Wang Qishan a fait de la CCDI une arme politique redoutable au service de Xi Jinping. Elle lui a permis de décimer des factions concurrentes au sein du parti et de faire taire les voix discordantes. Le 6e plénum pourrait ouvrir la voie à la prolongation du mandat du grand inquisiteur en chef du régime au sein du comité permanent, car Wang Qishan a eu 68 ans en juillet. Or, il se murmure depuis des mois à Pékin qu’il pourrait prendre la place du premier ministre Li Keqiang. Ce dernier resterait numéro deux du parti mais serait relégué à la présidence de l’assemblée nationale populaire. Li Zhanshu, l’équivalent du chef de cabinet de M. Xi, prendrait les rênes de la CCDI.

« Xi a montré ces quatre dernières années combien il était ambitieux dans sa quête du pouvoir, analyse Willy Lam.
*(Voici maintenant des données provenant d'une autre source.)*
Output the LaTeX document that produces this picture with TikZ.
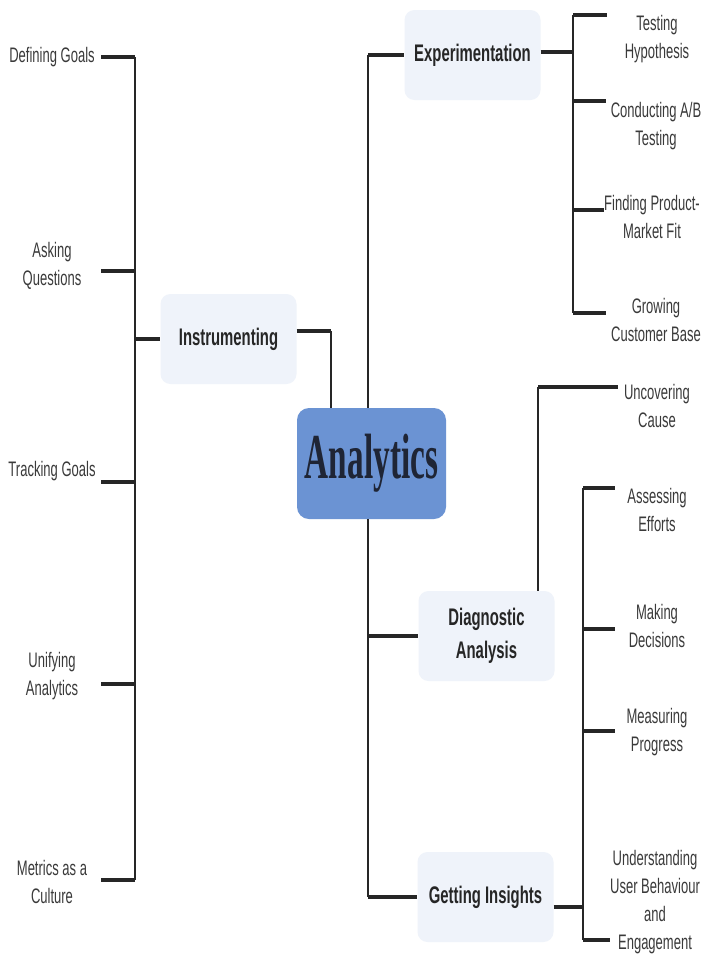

Il a déjà imposé des règles au sein du parti qui n’ont rien de scientifiques et sont particulièrement cyniques, comme l’interdiction de proférer des critiques sans fondement”, qui signifie que personne ne doit le critiquer lui-même et qu’il en est le seul juge. Les autres règles qui peuvent être adoptées auront pour principal objectif de consolider sa position comme nouveau timonier et grand patron du parti. Il pourrait ainsi faire abroger la règle des 68 ans maximum au comité permanent afin de permettre à Wang Qishan d’y rester. »

« Wang Qishan s’est fait trop d’ennemis »

Pour l’historien Zhang Lifan, retraité de l’Académie des sciences sociales et l’un des rares universitaires chinois à parler librement du régime, Wang Qishan ne peut pas prendre sa retraite. « Il s’est fait trop d’ennemis, a trop touché aux privilèges des diverses factions », dit-il.

Cette entorse au consensus post-maoïste sur l’âge du départ à la retraite des dirigeants pourrait à son tour conduire Xi Jinping à briguer un troisième mandat au-delà de 2022, date à laquelle il est censé quitter ses fonctions. Cette éventualité nourrit d’infinies spéculations dans les chancelleries et chez les sinologues, tant le nouvel homme fort chinois a déjà bousculé les usages au sein du dernier grand régime communiste de la planète.